A Brief History of Vaccines Before vaccines were developed, outbreaks of infectious diseases that are now vaccine-preventable – like smallpox, diphtheria and measles – were fatal, especially for children. These diseases created widespread fear and panic, and killed a significant number of those infected. But those who survived developed immunity, and were unable to contract the disease again.
In the late 18th century, the English doctor Edward Jenner used cowpox to develop a vaccine which created immunity against smallpox, similar to the way surviving the disease created immunity. Over the next 200 years, effective and safe vaccines for several other infectious diseases were developed, significantly decreasing the occurrences of these diseases (see a full timeline of vaccine development here).

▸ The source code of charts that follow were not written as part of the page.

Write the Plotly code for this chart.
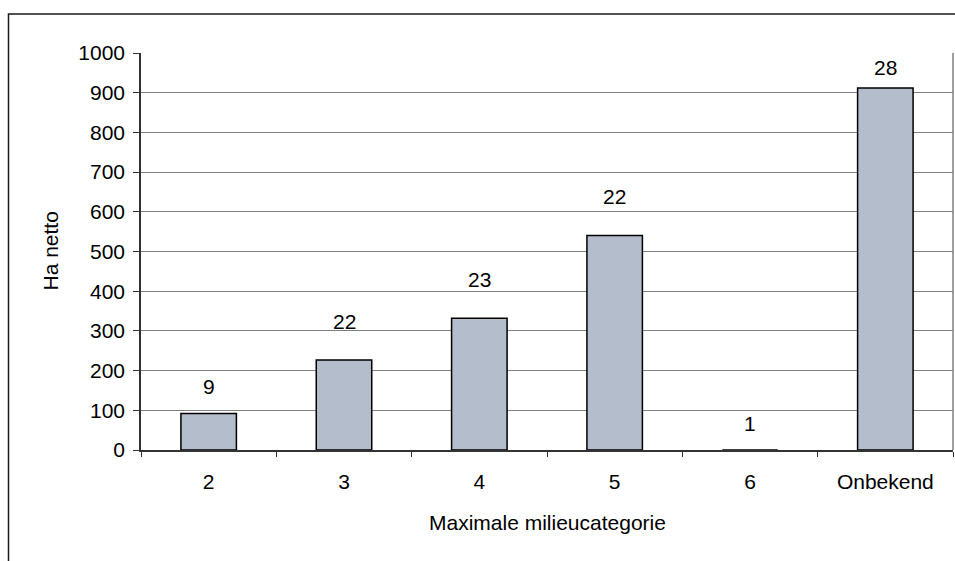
import plotly.graph_objects as go

# Hectares per maximum environmental category, with the number of sites above each bar
categories = ["2", "3", "4", "5", "6", "Onbekend"]
hectares = [92, 227, 332, 540, 0, 912]
site_counts = [9, 22, 23, 22, 1, 28]

y_ticks = list(range(0, 1001, 100))

# pixel gap between bar top and the count label (centre)
label_gaps = [27, 38, 39, 39, 27, 20]

FONT = "Liberation Sans, Arial, sans-serif"
FS = 21

W, H = 955, 561
L, R, T, B = 141, 2, 53, 111
PW, PH = W - L - R, H - T - B

fig = go.Figure()
fig.add_trace(go.Bar(
    x=categories,
    y=hectares,
    width=0.41,
    marker=dict(color="#B3BDCB", line=dict(color="#000000", width=1.5)),
    hoverinfo="x+y",
))

# count labels, placed by category position
for i, (val, cnt, gap) in enumerate(zip(hectares, site_counts, label_gaps)):
    fig.add_annotation(
        x=i, y=val, text=str(cnt), showarrow=False,
        yanchor="middle", yshift=gap,
        font=dict(family=FONT, size=FS, color="#000000"),
    )

# axis titles
fig.add_annotation(
    x=(50 - L) / PW, y=0.5, xref="paper", yref="paper",
    text="Ha netto", textangle=-90, showarrow=False,
    xanchor="center", yanchor="middle",
    font=dict(family=FONT, size=FS, color="#000000"),
)
fig.add_annotation(
    x=0.5, y=-(522 - (H - B)) / PH, xref="paper", yref="paper",
    text="Maximale milieucategorie", showarrow=False,
    xanchor="center", yanchor="middle",
    font=dict(family=FONT, size=FS, color="#000000"),
)

# outer chart frame
fig.add_shape(
    type="rect", xref="paper", yref="paper",
    x0=(8.5 - L) / PW, x1=1.2, y0=-0.5, y1=1 + (T - 14) / PH,
    line=dict(color="#1a1a1a", width=1.5), layer="below",
)
# plot-area border on the right
fig.add_shape(
    type="line", xref="paper", yref="paper",
    x0=1, x1=1, y0=0, y1=1,
    line=dict(color="#808080", width=1.5),
)

fig.update_layout(
    width=W, height=H,
    margin=dict(l=L, r=R, t=T, b=B),
    paper_bgcolor="white", plot_bgcolor="white",
    showlegend=False,
    font=dict(family=FONT, size=FS, color="#000000"),
    xaxis=dict(
        type="category",
        range=[-0.5, len(categories) - 0.5],
        tickson="boundaries",
        ticks="outside", ticklen=5, tickcolor="#333333", tickwidth=1,
        showline=True, linecolor="#333333", linewidth=1.5,
        showgrid=False,
        ticklabelstandoff=12,
        tickfont=dict(family=FONT, size=FS, color="#000000"),
    ),
    yaxis=dict(
        range=[0, 1000],
        tickvals=y_ticks,
        ticks="outside", ticklen=6, tickcolor="#333333", tickwidth=1,
        showline=True, linecolor="#333333", linewidth=1.5,
        showgrid=True, gridcolor="#808080", gridwidth=1,
        zeroline=False,
        ticklabelstandoff=4,
        tickfont=dict(family=FONT, size=FS, color="#000000"),
    ),
)

fig.write_html("out.html")
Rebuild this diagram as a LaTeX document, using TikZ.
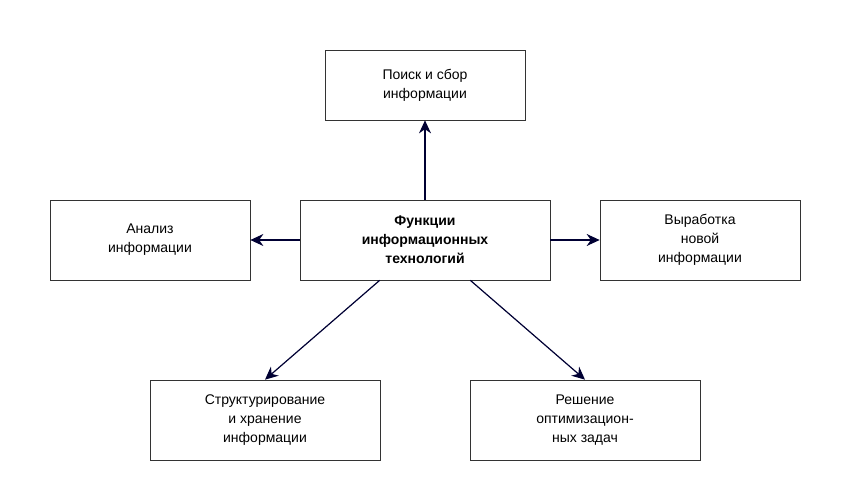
\documentclass[tikz,border=0pt]{standalone}
\usepackage{fontspec}
\setmainfont{Liberation Sans}
\usetikzlibrary{arrows.meta}

\begin{document}
\begin{tikzpicture}[x=1pt,y=-1pt,
    box/.style={draw=black!80,line width=0.7pt,align=center,inner sep=0pt,
      font=\fontsize{14pt}{19pt}\selectfont},
    arr/.style={-{Stealth[length=13pt,width=12pt]},line width=1.2pt,draw=black!80!blue,fill=black!80!blue}]
  \useasboundingbox (0,0) rectangle (850,500);
  \node[box,minimum width=200pt,minimum height=70pt] (poisk) at (425,85) {Поиск и сбор\\информации};
  \node[box,minimum width=200pt,minimum height=80pt] (analiz) at (150,240) {Анализ\\информации};
  \node[box,minimum width=250pt,minimum height=80pt,font=\fontsize{14pt}{19pt}\selectfont\bfseries] (func) at (425,240) {Функции\\информационных\\технологий};
  \node[box,minimum width=200pt,minimum height=80pt] (vyrab) at (700,240) {Выработка\\новой\\информации};
  \node[box,minimum width=230pt,minimum height=80pt] (struct) at (265,420) {Структурирование\\и хранение\\информации};
  \node[box,minimum width=230pt,minimum height=80pt] (resh) at (585,420) {Решение\\оптимизацион-\\ных задач};
  \draw[arr] (func) -- (poisk);
  \draw[arr] (func) -- (analiz);
  \draw[arr] (func) -- (vyrab);
  \draw[arr] (func.south west) ++(80,0) coordinate (a) -- (struct.north);
  \draw[arr] (func.south east) ++(-80,0) coordinate (b) -- (resh.north);
\end{tikzpicture}
\end{document}
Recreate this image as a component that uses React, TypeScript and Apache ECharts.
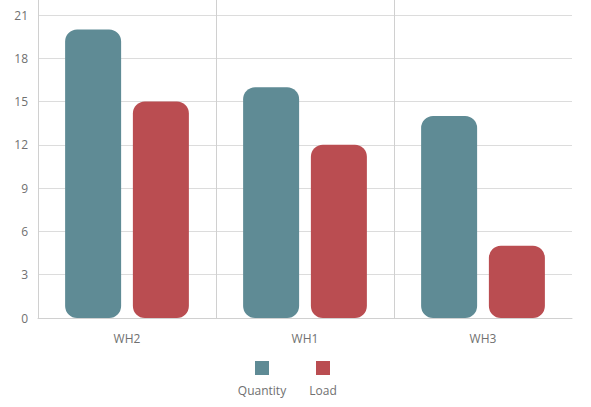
import React, { useEffect, useRef } from "react";
import * as echarts from "echarts";

const categories = ["WH2", "WH1", "WH3"];
const quantityValues = [20, 16, 14];
const loadValues = [15, 12, 5];
const seriesNames = ["Quantity", "Load"];
const seriesColors = ["#5f8b95", "#ba4d51"];

const FONT = "'Open Sans', 'Noto Sans', sans-serif";

export default function App() {
  const ref = useRef<HTMLDivElement>(null);
  useEffect(() => {
    if (!ref.current) return;
    const chart = echarts.init(ref.current, undefined, { renderer: "svg" });
    const legendCenters = [262, 323];
    const graphic: any[] = [];
    seriesNames.forEach((n, i) => {
      graphic.push({
        type: "rect",
        shape: { x: legendCenters[i] - 7, y: 361, width: 14, height: 14 },
        style: { fill: seriesColors[i] },
      });
      graphic.push({
        type: "text",
        x: legendCenters[i],
        y: 390,
        style: {
          text: n,
          fill: "#707070",
          font: `12px ${FONT}`,
          textAlign: "center",
          textVerticalAlign: "middle",
        },
      });
    });
    const lineCol = "#d0d0d0";
    chart.setOption({
      animation: false,
      textStyle: { fontFamily: FONT },
      grid: [
        { left: 38, right: 19, top: 15, bottom: 89 },
        { left: 38, right: 19, top: 0, bottom: 89 },
      ],
      legend: { show: false },
      xAxis: [
        {
          type: "category",
          data: categories,
          gridIndex: 0,
          axisLine: { show: true, lineStyle: { color: lineCol } },
          axisTick: { show: false },
          axisLabel: { color: "#707070", fontSize: 12, margin: 14, fontFamily: FONT },
          splitLine: { show: false },
        },
        {
          type: "category",
          data: categories,
          gridIndex: 1,
          axisLine: { show: false },
          axisTick: { show: false },
          axisLabel: { show: false },
          splitLine: {
            show: true,
            lineStyle: { color: [lineCol, lineCol, lineCol, "rgba(0,0,0,0)"] },
          },
        },
      ],
      yAxis: [
        {
          type: "value",
          gridIndex: 0,
          min: 0,
          max: 21,
          interval: 3,
          axisLine: { show: false },
          axisTick: { show: false },
          axisLabel: { color: "#707070", fontSize: 12, margin: 10, fontFamily: FONT },
          splitLine: { show: true, lineStyle: { color: "#dcdcdc" } },
        },
        {
          type: "value",
          gridIndex: 1,
          show: false,
          splitLine: { show: false },
        },
      ],
      series: [
        {
          name: seriesNames[0],
          type: "bar",
          data: quantityValues,
          barWidth: 56,
          barGap: "21%",
          itemStyle: { color: seriesColors[0], borderRadius: 12 },
        },
        {
          name: seriesNames[1],
          type: "bar",
          data: loadValues,
          barWidth: 56,
          barGap: "21%",
          itemStyle: { color: seriesColors[1], borderRadius: 12 },
        },
      ],
      graphic,
    });
    return () => chart.dispose();
  }, []);
  return <div ref={ref} style={{ width: 591, height: 407, position: "absolute", left: 0, top: 0 }} />;
}
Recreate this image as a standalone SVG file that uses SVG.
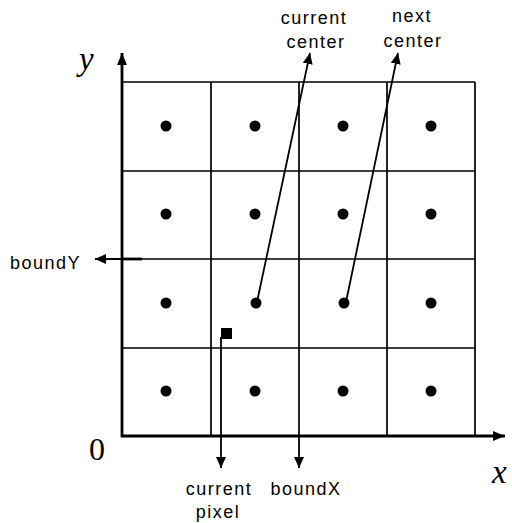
<svg xmlns="http://www.w3.org/2000/svg" width="512" height="523" viewBox="0 0 512 523">
<style>
.grid{stroke:#000;stroke-width:1.7;fill:none}
.axis{stroke:#000;stroke-width:2.8;fill:none}
.con{stroke:#000;stroke-width:1.8;fill:none}
.dot{fill:#000}
.lbl{font-family:"Liberation Sans",Arial,sans-serif;font-size:18px;letter-spacing:1.5px;fill:#000}
.math{font-family:"Liberation Serif","Times New Roman",serif;fill:#000}
</style>
<defs>
<marker id="ah" viewBox="0 0 11 10" refX="11" refY="5" markerWidth="11" markerHeight="10" markerUnits="userSpaceOnUse" orient="auto">
<path d="M0,0 L11,5 L0,10 Z" fill="#000"/>
</marker>
<marker id="ahb" viewBox="0 0 12 10" refX="12" refY="5" markerWidth="12" markerHeight="11" markerUnits="userSpaceOnUse" orient="auto">
<path d="M0,0 L12,5 L0,10 Z" fill="#000"/>
</marker>
</defs>
<g id="grid">
<path class="grid" d="M122,82H475M122,171H475M122,259H475M122,348H475M211,82V436M299,82V436M387,82V436M475,82V436"/>
</g>
<g id="axes">
<line class="axis" x1="122" y1="437" x2="122" y2="53" marker-end="url(#ahb)"/>
<line class="axis" x1="121" y1="436" x2="505" y2="436" marker-end="url(#ahb)"/>
<text class="math" x="79" y="70" font-size="33" font-style="italic">y</text>
<text class="math" x="89" y="460" font-size="32">0</text>
<text class="math" x="492" y="483" font-size="33" font-style="italic">x</text>
</g>
<g id="dots">
<circle class="dot" cx="166" cy="126" r="5.5"/><circle class="dot" cx="255" cy="126" r="5.5"/><circle class="dot" cx="343" cy="126" r="5.5"/><circle class="dot" cx="431" cy="126" r="5.5"/>
<circle class="dot" cx="166" cy="214" r="5.5"/><circle class="dot" cx="255" cy="214" r="5.5"/><circle class="dot" cx="343" cy="214" r="5.5"/><circle class="dot" cx="431" cy="214" r="5.5"/>
<circle class="dot" cx="166" cy="303" r="5.5"/><circle class="dot" cx="256" cy="303" r="5.5"/><circle class="dot" cx="344" cy="303" r="5.5"/><circle class="dot" cx="431" cy="303" r="5.5"/>
<circle class="dot" cx="166" cy="391" r="5.5"/><circle class="dot" cx="255" cy="391" r="5.5"/><circle class="dot" cx="343" cy="391" r="5.5"/><circle class="dot" cx="431" cy="391" r="5.5"/>
</g>
<g id="current-pixel">
<rect x="221" y="328" width="11" height="11" fill="#000"/>
</g>
<g id="connectors">
<line class="con" x1="257" y1="302" x2="310" y2="53" marker-end="url(#ah)"/>
<line class="con" x1="346" y1="302" x2="398" y2="53" marker-end="url(#ah)"/>
<line class="con" x1="221" y1="337" x2="221" y2="468" marker-end="url(#ah)"/>
<line class="con" x1="299" y1="436" x2="299" y2="468" marker-end="url(#ah)"/>
<line class="con" x1="142" y1="259" x2="95" y2="259" marker-end="url(#ah)"/>
<line class="axis" x1="122" y1="259" x2="142" y2="259"/>
</g>
<g id="labels">
<text class="lbl" x="314" y="24" text-anchor="middle">current</text>
<text class="lbl" x="316" y="48" text-anchor="middle">center</text>
<text class="lbl" x="412" y="22" text-anchor="middle">next</text>
<text class="lbl" x="413" y="47" text-anchor="middle">center</text>
<text class="lbl" x="10" y="269">boundY</text>
<text class="lbl" x="219" y="495" text-anchor="middle">current</text>
<text class="lbl" x="218" y="518" text-anchor="middle">pixel</text>
<text class="lbl" x="306" y="495" text-anchor="middle">boundX</text>
</g>
</svg>
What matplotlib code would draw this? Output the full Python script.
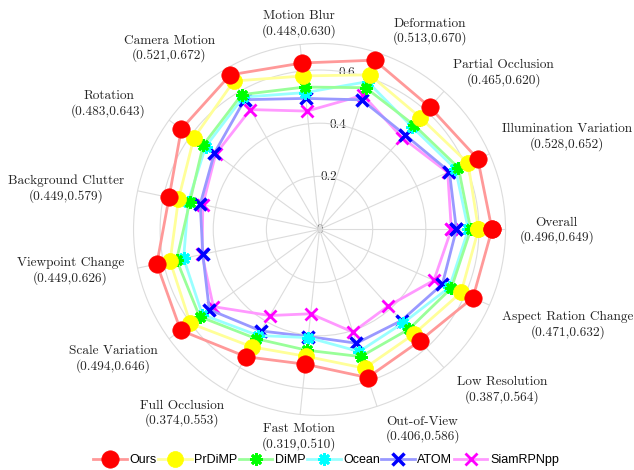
import matplotlib
matplotlib.use('Agg')
import matplotlib.pyplot as plt
import numpy as np
from matplotlib.lines import Line2D

categories = ['Overall', 'Illumination Variation', 'Partial Occlusion', 'Deformation',
              'Motion Blur', 'Camera Motion', 'Rotation', 'Background Clutter',
              'Viewpoint Change', 'Scale Variation', 'Full Occlusion', 'Fast Motion',
              'Out-of-View', 'Low Resolution', 'Aspect Ration Change']
ranges = ['(0.496,0.649)', '(0.528,0.652)', '(0.465,0.620)', '(0.513,0.670)',
          '(0.448,0.630)', '(0.521,0.672)', '(0.483,0.643)', '(0.449,0.579)',
          '(0.449,0.626)', '(0.494,0.646)', '(0.374,0.553)', '(0.319,0.510)',
          '(0.406,0.586)', '(0.387,0.564)', '(0.471,0.632)']

trackers = ['Ours', 'PrDiMP', 'DiMP', 'Ocean', 'ATOM', 'SiamRPNpp']
ours = [0.649, 0.652, 0.620, 0.670, 0.630, 0.672, 0.643, 0.579, 0.626, 0.646, 0.553, 0.510, 0.586, 0.564, 0.632]
prdimp = [0.598, 0.612, 0.567, 0.612, 0.581, 0.645, 0.585, 0.543, 0.575, 0.601, 0.510, 0.480, 0.549, 0.530, 0.583]
dimp = [0.569, 0.572, 0.530, 0.561, 0.539, 0.586, 0.541, 0.499, 0.550, 0.558, 0.475, 0.457, 0.503, 0.504, 0.543]
ocean = [0.560, 0.560, 0.520, 0.585, 0.518, 0.575, 0.530, 0.505, 0.523, 0.545, 0.461, 0.409, 0.483, 0.472, 0.535]
atom = [0.515, 0.535, 0.480, 0.513, 0.496, 0.564, 0.489, 0.459, 0.449, 0.513, 0.441, 0.405, 0.450, 0.461, 0.506]
siamrpnpp = [0.496, 0.528, 0.465, 0.531, 0.448, 0.521, 0.483, 0.449, 0.452, 0.494, 0.374, 0.319, 0.406, 0.387, 0.471]
values = [ours, prdimp, dimp, ocean, atom, siamrpnpp]

rticks = [0, 0.2, 0.4, 0.6]
rtick_labels = ['0', '0.2', '0.4', '0.6']

line_colors = ['#ff9999', '#ffff99', '#99ff99', '#99ffff', '#9999ff', '#ff99ff']
marker_colors = ['#ff0000', '#ffff00', '#00ff00', '#00ffff', '#0000ff', '#ff00ff']
markers = ['o', 'o', (8, 2, 0), (8, 2, 0), 'x', 'x']
msizes = [12.5, 11.5, 9, 9, 8, 8]
mews = [0.5, 0.5, 2.0, 2.0, 2.5, 2.0]

# fine label nudges in pixels (dx right, dy down)
label_nudge = [(0, 1), (0, 3), (0, 6), (11, 6), (0, 7), (-5, 6), (-12, 6), (0, 1),
               (0, 0), (0, -2), (4, -3), (0, -5), (4, -4), (4, -2), (0, 0)]

plt.rcParams['axes.unicode_minus'] = False
fig = plt.figure(figsize=(6.34, 4.70), dpi=100)
ax = fig.add_axes([0.2106, 0.116, 0.5868, 0.7915], projection='polar')

n = len(categories)
theta = np.arange(n) * 2 * np.pi / n
ax.set_ylim(0, 0.7)
ax.set_xticks(theta)
ax.set_xticklabels([])
ax.set_yticks(rticks)
ax.set_yticklabels([])
ax.grid(color='#dcdcdc', linewidth=0.8)
ax.spines['polar'].set_color('#dcdcdc')
ax.spines['polar'].set_linewidth(0.8)
ax.tick_params(axis='both', length=0)

txtcol = '#262626'
for r, lab in zip(rticks, rtick_labels):
    ax.text(np.deg2rad(80), r, lab, ha='center', va='center', fontfamily='cmr10',
            fontsize=9.5, color=txtcol, zorder=1)

th_closed = np.append(theta, theta[0])
for i in reversed(range(len(trackers))):
    v = np.append(values[i], values[i][0])
    ax.plot(th_closed, v, color=line_colors[i], lw=2.0, marker=markers[i],
            ms=msizes[i], mfc=marker_colors[i], mec=marker_colors[i], mew=mews[i],
            zorder=3 + (len(trackers) - i), clip_on=False)

R_lab = 0.752
for t, cat, rg, (ndx, ndy) in zip(theta, categories, ranges, label_nudge):
    c, s = np.cos(t), np.sin(t)
    ha = 'left' if c > 0.2 else ('right' if c < -0.2 else 'center')
    va = 'bottom' if s > 0.3 else ('top' if s < -0.3 else 'center')
    ax.annotate(cat + '\n' + rg, xy=(t, R_lab), xytext=(ndx * 0.72, -ndy * 0.72),
                textcoords='offset points', ha=ha, va=va, multialignment='center',
                fontfamily='cmr10', fontsize=9.6, color=txtcol, linespacing=1.2,
                annotation_clip=False)

handles = [Line2D([], [], color=line_colors[i], lw=2.0, marker=markers[i], ms=msizes[i],
                  mfc=marker_colors[i], mec=marker_colors[i], mew=mews[i])
           for i in range(len(trackers))]
fig.legend(handles, trackers, loc='center', bbox_to_anchor=(326 / 634, 1 - 460 / 470),
           ncol=6, frameon=False, handlelength=2.7, handletextpad=0.2, columnspacing=0.1,
           prop={'family': ['Liberation Sans Narrow', 'Liberation Sans'], 'size': 9})

fig.savefig('out.png', dpi=100)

How do vaccines work? Vaccines are created using an inactivated or weakened version of the virus that causes the disease. This allows the immune system to prepare the defense it would need to protect the body from the infection-causing virus. Vaccines create immunity to the diseases they prevent, similar to the immunity developed from exposure to a disease. Even though many vaccines are developed using some version of the bacteria that causes the disease, you can’t contract the infection itself from the vaccine, making it safer than developing natural immunity (if you’re interested in a more in-depth assessment of how vaccines work, look here).
Benefits & Risks Vaccines have effectively reduced the number of cases of vaccine-preventable diseases by more than 90%, and for many diseases by more than 98%. Before the measles vaccine was discovered, there were more than 500,000 cases a year. In 2009, there were 71.
Vaccines don’t just protect individuals, either. If a large enough percentage of a group is immunized, the risk for any member of the group contracting the disease is reduced substantially. It’s called community immunity. If members of that group stop being vaccinated, instances of the disease increase significantly.
There are risks associated with vaccines, but the majority of them are minor (think a little bit of redness or soreness around the injection site or other minor discomforts). The risk of contracting a disease preventable by vaccine is usually much more significant than the risks of side effects. Prior to any vaccination, discuss the benefits and risks with your doctor or pharmacist.
The perceived risks of vaccines, more often than not, are the result of common misconceptions about where vaccines came from and how they work.
What Vaccinations Do I Need? The CDC produced a vaccination schedule for all to follow (the recommended schedule can be found here). Check with your doctor or pharmacist if you have any questions about your vaccination history or what vaccine requirements you have.